На крик пожилой учительницы вышла из своей комнаты Ленка. Увидев Елизавету Тимофеевну, она густо покраснела и сказала:

— Мало того, что вы мне аттестат своей поганой «тройкой» испортили, вы еще пришли сюда учить жизни моего родного брата! Вы же мне чуть жизнь не сломали…

— Эт-та тебе «тройку» поставила, — тыкнула в пожилую учительницу пальцем мама и, повернувшись всем корпусом к Елизавете Тимофеевне, продолжила: — Да из-за вас Лена в медицинское училище должна была экзамены сдавать, а могла бы из-за одного четверочного аттестата просто так поступить! Просто так! Отдать аттестат — и здрасьте-пожалуйста, поступить! Вы чем соображали, когда ставили оценки выпускникам? И теперь еще будете здеся у меня в доме права качать?! Да если даже вам Лешка все окна разобьет, я не пошевелюсь, хоть к участковому, хоть к самому Путину обращайтесь! И как у людей хватает наглости вламываться в чужую семью (слово «семью» Натка произнесла по-деревенски с ударением на «е») после того, что вы сделали?!
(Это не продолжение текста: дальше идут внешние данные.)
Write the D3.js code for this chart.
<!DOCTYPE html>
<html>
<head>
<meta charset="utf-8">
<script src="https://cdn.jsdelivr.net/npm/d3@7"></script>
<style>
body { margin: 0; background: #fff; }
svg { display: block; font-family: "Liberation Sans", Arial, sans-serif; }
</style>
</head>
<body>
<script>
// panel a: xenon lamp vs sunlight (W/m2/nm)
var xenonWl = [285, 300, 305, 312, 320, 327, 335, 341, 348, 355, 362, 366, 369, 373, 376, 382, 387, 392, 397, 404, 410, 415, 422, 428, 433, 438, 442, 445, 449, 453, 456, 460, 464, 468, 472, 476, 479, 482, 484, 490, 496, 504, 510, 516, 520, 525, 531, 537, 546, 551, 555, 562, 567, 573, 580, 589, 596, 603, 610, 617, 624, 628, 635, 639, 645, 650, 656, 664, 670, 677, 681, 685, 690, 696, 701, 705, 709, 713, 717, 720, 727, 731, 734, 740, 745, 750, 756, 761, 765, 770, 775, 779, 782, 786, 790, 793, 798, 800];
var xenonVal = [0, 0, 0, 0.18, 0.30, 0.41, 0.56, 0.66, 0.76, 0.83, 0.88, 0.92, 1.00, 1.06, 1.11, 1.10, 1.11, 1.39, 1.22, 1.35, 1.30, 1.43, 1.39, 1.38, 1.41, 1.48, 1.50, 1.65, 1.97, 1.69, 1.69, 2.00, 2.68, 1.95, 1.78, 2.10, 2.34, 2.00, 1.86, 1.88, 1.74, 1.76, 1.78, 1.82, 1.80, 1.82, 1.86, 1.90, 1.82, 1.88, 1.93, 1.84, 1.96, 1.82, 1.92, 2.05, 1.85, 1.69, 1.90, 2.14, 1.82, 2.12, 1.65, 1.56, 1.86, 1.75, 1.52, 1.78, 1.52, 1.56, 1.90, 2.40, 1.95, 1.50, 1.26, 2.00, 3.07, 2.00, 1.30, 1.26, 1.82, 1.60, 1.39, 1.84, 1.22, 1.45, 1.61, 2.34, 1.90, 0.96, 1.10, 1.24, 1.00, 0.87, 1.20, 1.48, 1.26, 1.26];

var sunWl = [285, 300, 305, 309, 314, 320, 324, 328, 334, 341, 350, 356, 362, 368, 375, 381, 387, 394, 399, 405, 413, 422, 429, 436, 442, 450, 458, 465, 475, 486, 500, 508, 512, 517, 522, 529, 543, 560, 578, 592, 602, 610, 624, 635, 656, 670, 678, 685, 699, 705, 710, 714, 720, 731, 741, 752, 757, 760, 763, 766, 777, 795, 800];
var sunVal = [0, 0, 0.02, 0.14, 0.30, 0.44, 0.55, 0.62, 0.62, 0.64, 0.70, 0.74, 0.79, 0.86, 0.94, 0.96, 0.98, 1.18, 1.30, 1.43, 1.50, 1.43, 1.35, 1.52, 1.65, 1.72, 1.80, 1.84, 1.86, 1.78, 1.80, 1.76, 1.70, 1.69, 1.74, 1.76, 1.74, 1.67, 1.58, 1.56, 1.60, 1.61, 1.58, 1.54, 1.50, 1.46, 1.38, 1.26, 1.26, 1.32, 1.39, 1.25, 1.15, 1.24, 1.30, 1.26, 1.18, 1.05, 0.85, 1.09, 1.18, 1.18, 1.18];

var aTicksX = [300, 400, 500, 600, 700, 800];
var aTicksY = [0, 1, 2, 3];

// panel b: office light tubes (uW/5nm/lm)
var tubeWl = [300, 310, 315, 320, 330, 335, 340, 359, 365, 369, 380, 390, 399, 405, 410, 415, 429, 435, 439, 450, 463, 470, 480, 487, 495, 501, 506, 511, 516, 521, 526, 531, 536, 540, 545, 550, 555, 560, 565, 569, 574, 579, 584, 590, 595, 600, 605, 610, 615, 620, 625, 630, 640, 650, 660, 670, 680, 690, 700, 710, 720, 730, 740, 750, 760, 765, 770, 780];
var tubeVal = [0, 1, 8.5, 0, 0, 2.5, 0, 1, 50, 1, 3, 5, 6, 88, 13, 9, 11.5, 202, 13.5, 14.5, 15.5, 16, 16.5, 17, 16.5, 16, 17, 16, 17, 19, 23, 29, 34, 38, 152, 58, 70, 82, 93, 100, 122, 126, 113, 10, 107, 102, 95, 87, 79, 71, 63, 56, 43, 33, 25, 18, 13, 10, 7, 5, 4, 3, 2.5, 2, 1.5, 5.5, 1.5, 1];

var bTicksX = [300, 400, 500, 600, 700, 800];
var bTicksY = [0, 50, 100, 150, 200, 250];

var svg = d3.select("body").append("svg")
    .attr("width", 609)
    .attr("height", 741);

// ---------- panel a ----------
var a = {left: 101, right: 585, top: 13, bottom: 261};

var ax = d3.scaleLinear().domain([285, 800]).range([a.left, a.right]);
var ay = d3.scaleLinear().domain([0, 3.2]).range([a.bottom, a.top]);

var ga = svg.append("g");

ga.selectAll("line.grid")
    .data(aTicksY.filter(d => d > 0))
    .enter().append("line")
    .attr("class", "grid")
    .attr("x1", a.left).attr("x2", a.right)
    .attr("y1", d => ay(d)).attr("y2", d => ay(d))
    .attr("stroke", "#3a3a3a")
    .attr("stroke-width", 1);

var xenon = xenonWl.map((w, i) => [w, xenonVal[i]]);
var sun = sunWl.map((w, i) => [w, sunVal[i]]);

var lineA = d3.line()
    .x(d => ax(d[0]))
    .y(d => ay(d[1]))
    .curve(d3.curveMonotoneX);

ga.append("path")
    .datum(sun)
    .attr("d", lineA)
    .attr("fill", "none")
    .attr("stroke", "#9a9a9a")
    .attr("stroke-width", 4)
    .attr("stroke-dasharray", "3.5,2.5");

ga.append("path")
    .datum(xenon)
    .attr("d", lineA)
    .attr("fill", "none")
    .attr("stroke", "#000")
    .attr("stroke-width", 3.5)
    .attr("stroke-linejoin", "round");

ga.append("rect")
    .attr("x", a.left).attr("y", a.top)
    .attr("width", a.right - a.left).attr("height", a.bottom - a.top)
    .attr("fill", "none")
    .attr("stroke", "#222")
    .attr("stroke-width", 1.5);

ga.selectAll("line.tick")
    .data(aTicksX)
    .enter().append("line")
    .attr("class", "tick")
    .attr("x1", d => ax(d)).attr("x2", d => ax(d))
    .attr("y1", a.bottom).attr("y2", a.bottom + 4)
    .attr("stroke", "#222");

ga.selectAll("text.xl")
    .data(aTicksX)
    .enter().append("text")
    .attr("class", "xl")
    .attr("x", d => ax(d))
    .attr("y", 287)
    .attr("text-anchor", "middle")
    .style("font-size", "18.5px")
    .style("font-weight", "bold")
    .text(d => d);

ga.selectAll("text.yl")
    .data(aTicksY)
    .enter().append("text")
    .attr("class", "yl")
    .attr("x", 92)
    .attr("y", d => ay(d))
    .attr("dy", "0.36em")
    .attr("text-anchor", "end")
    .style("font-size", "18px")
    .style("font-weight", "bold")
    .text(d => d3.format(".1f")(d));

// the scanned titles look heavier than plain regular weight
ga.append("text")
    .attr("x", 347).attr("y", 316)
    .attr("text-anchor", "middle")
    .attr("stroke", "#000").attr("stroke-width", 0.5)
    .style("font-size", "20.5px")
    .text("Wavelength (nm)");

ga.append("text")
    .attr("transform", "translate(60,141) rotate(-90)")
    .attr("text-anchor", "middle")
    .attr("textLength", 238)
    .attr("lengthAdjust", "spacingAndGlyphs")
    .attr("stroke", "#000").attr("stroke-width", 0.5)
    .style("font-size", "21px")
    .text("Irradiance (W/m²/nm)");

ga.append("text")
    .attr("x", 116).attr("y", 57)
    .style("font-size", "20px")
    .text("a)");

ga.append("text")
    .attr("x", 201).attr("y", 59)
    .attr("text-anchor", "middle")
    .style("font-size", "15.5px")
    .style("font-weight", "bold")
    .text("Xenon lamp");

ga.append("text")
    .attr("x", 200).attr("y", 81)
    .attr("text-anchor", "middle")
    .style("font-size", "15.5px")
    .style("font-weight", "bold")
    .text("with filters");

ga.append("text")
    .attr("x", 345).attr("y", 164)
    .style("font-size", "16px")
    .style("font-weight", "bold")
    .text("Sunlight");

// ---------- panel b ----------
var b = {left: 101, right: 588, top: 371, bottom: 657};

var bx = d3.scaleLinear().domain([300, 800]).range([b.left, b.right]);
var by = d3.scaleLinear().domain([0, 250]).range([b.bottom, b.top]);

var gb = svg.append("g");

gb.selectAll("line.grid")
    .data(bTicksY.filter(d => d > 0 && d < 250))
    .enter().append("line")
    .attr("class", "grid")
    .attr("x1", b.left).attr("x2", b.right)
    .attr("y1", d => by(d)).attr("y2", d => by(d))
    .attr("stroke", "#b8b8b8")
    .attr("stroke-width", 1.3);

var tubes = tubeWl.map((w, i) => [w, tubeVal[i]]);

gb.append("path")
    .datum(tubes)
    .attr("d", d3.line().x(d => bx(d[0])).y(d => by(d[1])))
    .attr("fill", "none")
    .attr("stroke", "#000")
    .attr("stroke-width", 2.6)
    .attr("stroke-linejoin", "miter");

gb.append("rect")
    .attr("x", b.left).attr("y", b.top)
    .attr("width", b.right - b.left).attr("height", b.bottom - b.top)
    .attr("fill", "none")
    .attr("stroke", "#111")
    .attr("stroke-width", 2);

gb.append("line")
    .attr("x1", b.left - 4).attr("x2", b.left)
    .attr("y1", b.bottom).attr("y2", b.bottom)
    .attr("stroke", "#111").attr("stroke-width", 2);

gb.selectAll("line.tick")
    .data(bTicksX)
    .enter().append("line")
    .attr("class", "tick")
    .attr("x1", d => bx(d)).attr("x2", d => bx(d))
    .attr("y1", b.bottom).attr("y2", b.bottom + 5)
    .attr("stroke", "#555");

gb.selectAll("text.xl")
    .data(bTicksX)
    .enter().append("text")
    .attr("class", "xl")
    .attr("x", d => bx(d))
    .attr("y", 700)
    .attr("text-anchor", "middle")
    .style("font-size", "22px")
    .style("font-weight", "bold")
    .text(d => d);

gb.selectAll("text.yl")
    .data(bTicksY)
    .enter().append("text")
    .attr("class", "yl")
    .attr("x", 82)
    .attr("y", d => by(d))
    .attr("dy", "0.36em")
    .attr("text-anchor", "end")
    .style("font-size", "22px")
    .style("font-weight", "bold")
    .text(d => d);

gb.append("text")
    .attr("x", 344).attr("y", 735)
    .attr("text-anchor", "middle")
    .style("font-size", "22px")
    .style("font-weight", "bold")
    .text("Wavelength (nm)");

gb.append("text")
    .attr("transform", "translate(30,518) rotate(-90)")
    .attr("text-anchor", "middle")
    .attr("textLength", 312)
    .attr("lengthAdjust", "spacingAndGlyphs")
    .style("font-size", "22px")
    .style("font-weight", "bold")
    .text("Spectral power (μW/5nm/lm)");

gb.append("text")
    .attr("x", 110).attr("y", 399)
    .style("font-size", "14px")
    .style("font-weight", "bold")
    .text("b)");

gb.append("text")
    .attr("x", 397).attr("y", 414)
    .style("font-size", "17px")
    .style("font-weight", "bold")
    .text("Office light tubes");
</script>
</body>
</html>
Старушки, видя неожиданный поворот событий, быстро засобирались уходить, но тут, что называется, прошибло Саньку. По правде сказать, в судьбе дочерей он большого участия не принимал никогда, но вдруг ему не то стало жаль Лену, не то пенсионерки не понравились — во всяком случае он, закрыв собой дверной проем, разразился:

— Не-а, баушки, давайте разберемся, раз уж пришли. Сейчас все и разложим по полочкам аккуратно, как в аптеке чтобы было. Вы, мать вашу за ногу, хотели испоганить жизнь моей дочери Леночке. Вы хоть понимаете, кто она такая? Вот видите эти глаза? — Он взял дочь за подбородок. — Да за эти глаза я любому, любому — слышите? — пасть порву! (Надо заметить, что Санек был на все сто уверен, что Лена — его дочь.) Она, бедная, маялась, переживала, как дура последняя все зубрила ночами, чтобы в училище это, как его… медицинский колледж поступить. А вы — раз, бац и типа пусть идет полы моет? Ан нет, хрена вам, вот лягете в больницу, а там будет работать Лена. Она вам утку, думаете, подаст или укол какой поставит? Ага, щас! Разбежалась!

— Да как вы смеете так с нами разговаривать? — возмутились пенсионерки.

— Смею-смею, еще как смею, — заверил Санек. — Я вообще щас в милицию позвоню и скажу, мол, обворовали честных людей средь бела дня. А мы вас тут поймали с поличным — и доказывайте потом, что не верблюды! Сейчас знаете, как дела шьются? Не знаете? Ну так я объясню. Я-то знаю!